ON THIS DAY: 22 April 1889

ON THIS DAY: 22 April 1889 – The Oklahoma Land Rush was one of the most dramatic land-distribution events in United States history. In a single day, tens of thousands of settlers raced to claim land in what had previously been designated as Native American territory.

After the American Civil War, the U.S. government increased pressure on Congress to open parts of Indian Territory (present-day Oklahoma) to white settlement. Activists such as frontiersman and soldier, David L. Payne, became the leading organiser of settlers known as ‘Boomers’ who claimed that central portions of Indian Territory were public lands open under the Homestead Act of 1862.

Eventually, the American President, Benjamin Harrison, signed a proclamation allowing settlement under the Homestead Act, which allowed individuals to claim up to 160 acres if they lived on and improved the land.

At high noon (CDT), bugles sounded and cavalry units lifted the barriers along the borders. An estimated 50,000 settlers rushed into the territory on horses, wagons, bicycles, and on foot. Participants raced across the prairie to stake their claims with posts and flags.

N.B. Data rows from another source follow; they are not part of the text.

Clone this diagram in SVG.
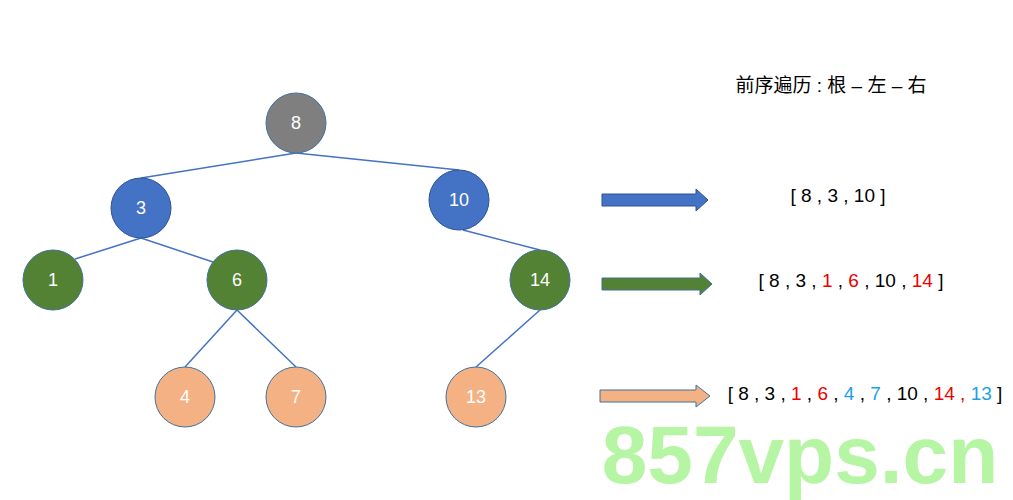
<svg xmlns="http://www.w3.org/2000/svg" width="1013" height="500" viewBox="0 0 1013 500">
<style>
.t{font-family:"Liberation Sans","Noto Sans CJK SC",sans-serif;font-size:19px;text-anchor:middle}
.w{fill:#fff;dominant-baseline:central;font-size:18px}
.e{stroke:#4472c4;stroke-width:1.5;fill:none}
.r{fill:#e00}.c{fill:#1ba1e2}
</style>
<rect width="1013" height="500" fill="#fff"/>
<g id="edges">
<line class="e" x1="296" y1="153" x2="141" y2="178"/>
<line class="e" x1="296" y1="153" x2="459" y2="170"/>
<line class="e" x1="141" y1="238" x2="75" y2="259"/>
<line class="e" x1="141" y1="238" x2="213" y2="262"/>
<line class="e" x1="463" y1="230" x2="540" y2="250"/>
<line class="e" x1="237" y1="310" x2="185" y2="367"/>
<line class="e" x1="237" y1="310" x2="296" y2="367"/>
<line class="e" x1="540" y1="310" x2="476" y2="367"/>
</g>
<g id="n8"><ellipse cx="296" cy="123" rx="30" ry="30" fill="#7f7f7f" stroke="#41719c"/><text class="t w" x="296" y="123">8</text></g>
<g id="n3"><ellipse cx="141" cy="208" rx="30" ry="30" fill="#4472c4" stroke="#2f528f"/><text class="t w" x="141" y="208">3</text></g>
<g id="n10"><ellipse cx="459" cy="200" rx="30" ry="30" fill="#4472c4" stroke="#2f528f"/><text class="t w" x="459" y="200">10</text></g>
<g id="n1"><ellipse cx="53" cy="280" rx="30" ry="30" fill="#548235" stroke="#41719c"/><text class="t w" x="53" y="280">1</text></g>
<g id="n6"><ellipse cx="237" cy="280" rx="30" ry="30" fill="#548235" stroke="#41719c"/><text class="t w" x="237" y="280">6</text></g>
<g id="n14"><ellipse cx="540" cy="280" rx="30" ry="30" fill="#548235" stroke="#41719c"/><text class="t w" x="540" y="280">14</text></g>
<g id="n4"><ellipse cx="185" cy="397" rx="30" ry="30" fill="#f4b183" stroke="#41719c"/><text class="t w" x="185" y="397">4</text></g>
<g id="n7"><ellipse cx="296" cy="397" rx="30" ry="30" fill="#f4b183" stroke="#41719c"/><text class="t w" x="296" y="397">7</text></g>
<g id="n13"><ellipse cx="476" cy="397" rx="30" ry="30" fill="#f4b183" stroke="#41719c"/><text class="t w" x="476" y="397">13</text></g>
<g id="arrows">
<path d="M602,194 H696 V189 L708,200 L696,211 V206 H602 Z" fill="#4472c4" stroke="#2f528f"/>
<path d="M602,278 H700 V273 L712,284 L700,295 V290 H602 Z" fill="#548235" stroke="#41719c"/>
<path d="M600,390 H696 V385 L710,396 L696,407 V402 H600 Z" fill="#f4b183" stroke="#41719c"/>
</g>
<g id="texts" class="t">
<text x="831" y="92">前序遍历 : 根 – 左 – 右</text>
<text x="838" y="202">[ 8 , 3 , 10 ]</text>
<text x="851" y="287">[ 8 , 3 , <tspan class="r">1</tspan> , <tspan class="r">6</tspan> , 10 , <tspan class="r">14</tspan> ]</text>
<text x="865" y="400">[ 8 , 3 , <tspan class="r">1</tspan> , <tspan class="r">6</tspan> , <tspan class="c">4</tspan> , <tspan class="c">7</tspan> , 10 , <tspan class="r">14</tspan><tspan class="r"> ,</tspan> <tspan class="c">13</tspan> ]</text>
</g>
<text x="800" y="483" font-family="Liberation Sans,sans-serif" font-weight="bold" font-size="82" fill="#b6f5a4" text-anchor="middle">857vps.cn</text>
</svg>
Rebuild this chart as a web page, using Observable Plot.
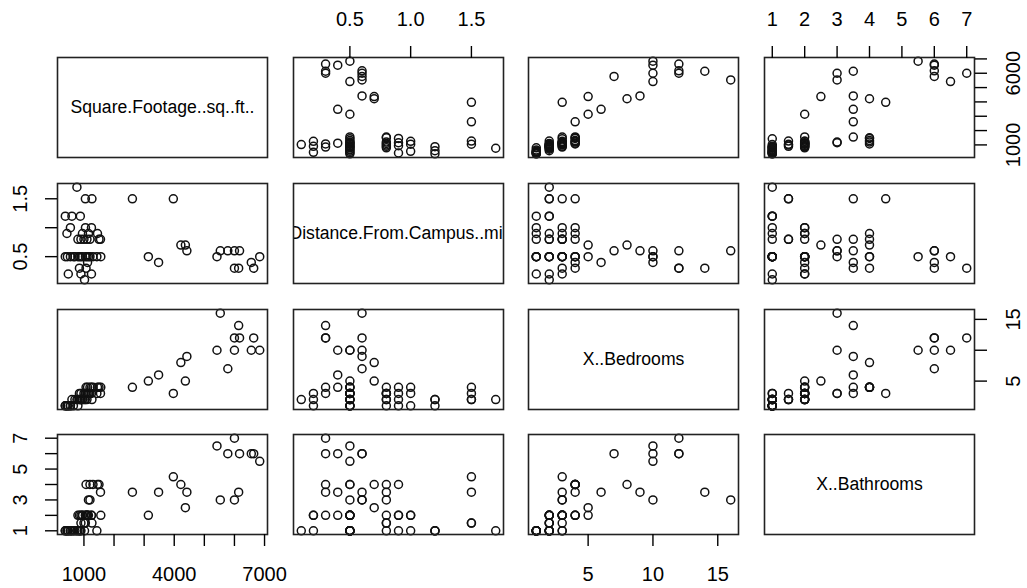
<!DOCTYPE html>
<html>
<head>
<meta charset="utf-8">
<script src="https://cdn.jsdelivr.net/npm/d3@7"></script>
<script src="https://cdn.jsdelivr.net/npm/@observablehq/plot@0.6"></script>
<style>
  html, body { margin: 0; padding: 0; background: #ffffff; }
  #chart { position: relative; width: 1027px; height: 588px; overflow: hidden; background: #ffffff;
           font-family: "Liberation Sans", Arial, Helvetica, sans-serif; }
  #chart svg { position: absolute; overflow: visible; }
</style>
</head>
<body>
<div id="chart"></div>
<script>
// Variable names (diagonal labels)
const variables = ["Square.Footage..sq..ft..", "Distance.From.Campus..mi.", "X..Bedrooms", "X..Bathrooms"];

const squareFootage = [
  5530, 6140, 6000, 6170, 6640, 5420, 6000, 6560, 6840, 5780, 4420, 4220, 3480, 3140, 2610, 4370, 3970,
  1020, 480, 900, 1250, 850, 1070, 1120,
  380, 450, 550, 650, 700, 850, 800, 950, 900, 1050, 1100, 1150, 1430, 1200, 1300, 1560,
  800, 900, 1000, 1100, 1200, 1550, 1500,
  435, 950, 1150, 1450,
  550, 1050, 1250,
  381, 600, 880,
  1047, 1266,
  767
];
const distance = [
  0.6, 0.3, 0.3, 0.6, 0.3, 0.5, 0.6, 0.4, 0.5, 0.6, 0.6, 0.7, 0.4, 0.5, 1.5, 0.7, 1.5,
  0.1, 0.2, 0.2, 0.2, 0.3, 0.3, 0.4,
  0.5, 0.5, 0.5, 0.5, 0.5, 0.5, 0.5, 0.5, 0.5, 0.5, 0.5, 0.5, 0.5, 0.5, 0.5, 0.5,
  0.8, 0.8, 0.8, 0.8, 0.8, 0.8, 0.8,
  0.9, 0.9, 0.9, 0.9,
  1.0, 1.0, 1.0,
  1.2, 1.2, 1.2,
  1.5, 1.5,
  1.7
];
const bedrooms = [
  16, 14, 12, 12, 12, 10, 10, 10, 10, 7, 9, 8, 6, 5, 4, 5, 3,
  2, 1, 2, 3, 3, 4, 4,
  1, 1, 1, 1, 2, 2, 2, 2, 3, 3, 3, 3, 3, 4, 4, 4,
  1, 2, 3, 2, 3, 3, 4,
  1, 2, 3, 4,
  1, 3, 4,
  1, 2, 2,
  2, 2,
  2
];
const bathrooms = [
  3, 3.5, 7, 6, 6, 6.5, 3, 6, 5.5, 6, 3.5, 4, 3.5, 2, 3.5, 2.5, 4.5,
  1, 1, 2, 2, 2, 4, 2,
  1, 1, 1, 1, 1, 1, 2, 2, 1, 2, 2, 3, 1, 4, 4, 2,
  1, 1.5, 1.5, 2, 3, 3.5, 4,
  1, 2, 2, 4,
  1, 2, 2,
  1, 1, 1,
  1.5, 1.5,
  1
];

// Axis ticks and which of them carry a label
const tickValues = [
  [1000, 2000, 3000, 4000, 5000, 6000, 7000],
  [0.5, 1.0, 1.5],
  [5, 10, 15],
  [1, 2, 3, 4, 5, 6, 7]
];
const columnTickLabels = [[1000, 4000, 7000], [0.5, 1.0, 1.5], [5, 10, 15], [1, 2, 3, 4, 5, 6, 7]];
const rowTickLabels = [[1000, 6000], [0.5, 1.5], [5, 15], [1, 3, 5, 7]];

const series = [squareFootage, distance, bedrooms, bathrooms];
const formats = [d3.format("d"), d3.format(".1f"), d3.format("d"), d3.format("d")];
const domains = series.map(v => {
  const [a, b] = d3.extent(v);
  const pad = (b - a) * 0.04;
  return [a - pad, b + pad];
});
const index = d3.range(squareFootage.length);

const PW = 210, PH = 100, M = 50;
const X0 = 56.7, Y0 = 57.3, SX = 235.8, SY = 125.6;
const FONT = '"Liberation Sans", Arial, Helvetica, sans-serif';
const chart = document.getElementById("chart");

for (let r = 0; r < 4; r++) {
  for (let c = 0; c < 4; c++) {
    const marks = [];
    const xAxis = (c % 2 === 0 && r === 3) ? "bottom" : (c % 2 === 1 && r === 0) ? "top" : null;
    const yAxis = (r % 2 === 0 && c === 3) ? "right" : (r % 2 === 1 && c === 0) ? "left" : null;
    const opts = {
      width: PW + 2 * M,
      height: PH + 2 * M,
      margin: M,
      style: {background: "transparent", overflow: "visible", fontFamily: FONT, color: "black"}
    };
    if (r === c) {
      marks.push(Plot.text([variables[r]], {
        frameAnchor: "middle", text: d => d, fontSize: 17.6, fill: "black", clip: true
      }));
    } else {
      opts.x = {domain: domains[c]};
      opts.y = {domain: domains[r]};
      if (!xAxis) opts.x.axis = null;
      if (!yAxis) opts.y.axis = null;
      marks.push(Plot.dot(index, {
        x: i => series[c][i], y: i => series[r][i],
        r: 4, stroke: "#111", strokeWidth: 1.5, fill: "none"
      }));
    }
    marks.push(Plot.frame({stroke: "#222", strokeWidth: 1.6}));
    if (xAxis) {
      marks.push(Plot.axisX({
        anchor: xAxis, ticks: tickValues[c], tickSize: 12, tickPadding: 20,
        tickFormat: d => columnTickLabels[c].includes(d) ? formats[c](d) : "",
        fontSize: 20, strokeWidth: 1.4, label: null
      }));
    }
    if (yAxis) {
      marks.push(Plot.axisY({
        anchor: yAxis, ticks: tickValues[r], tickSize: 12, tickPadding: 19,
        tickRotate: -90, textAnchor: "middle",
        lineAnchor: yAxis === "right" ? "top" : "bottom",
        tickFormat: d => rowTickLabels[r].includes(d) ? formats[r](d) : "",
        fontSize: 20, strokeWidth: 1.4, label: null
      }));
    }
    opts.marks = marks;
    const svg = Plot.plot(opts);
    svg.style.left = (X0 + c * SX - M) + "px";
    svg.style.top = (Y0 + r * SY - M) + "px";
    chart.appendChild(svg);
  }
}
</script>
</body>
</html>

Some settlers illegally entered the land before noon to secure the best plots. These individuals became known as ‘Sooners’, a term that later inspired the nickname of the state and of the University of Oklahoma sports teams.

Although the land was called ‘unassigned’, it had previously been taken from Native tribes through federal policies and treaties. Earlier in the century, tribes such as the Cherokee had been forcibly moved to Indian Territory during events like the Trail of Tears, after the U.S. government promised that this land would remain theirs. When settlers were suddenly allowed to enter the territory in 1889, many Indigenous communities felt those promises had been broken. The land rush accelerated the loss of Indigenous control in the region, affecting nations including the Muscogee (Creek) Nation and the Seminole.

The long-term consequences were significant. Rapid settlement paved the way for the creation of Oklahoma Territory in 1890. Major towns formed almost instantly, including Oklahoma City and Guthrie, the latter growing from open prairie into a town of around 10,000 people in a single day. Additional land runs followed throughout the 1890s, and the region eventually became the state of Oklahoma in 1907. 

Just a generation or two later, the severe droughts and dust storms of the 1930s Dust Bowl forced many Oklahoma families – often called ‘Okies’- to abandon the very land their parents and grandparents had once raced to claim. Loading their belongings into battered cars and trucks, some nicknamed ‘Sooner Schooners,’ thousands headed west along Route 66 in search of work and a new life in California.

In a twist of history, the same spirit of hope and desperation that had driven settlers into Oklahoma during the land rush of 1889 would, decades later, drive many of their descendants to leave it behind.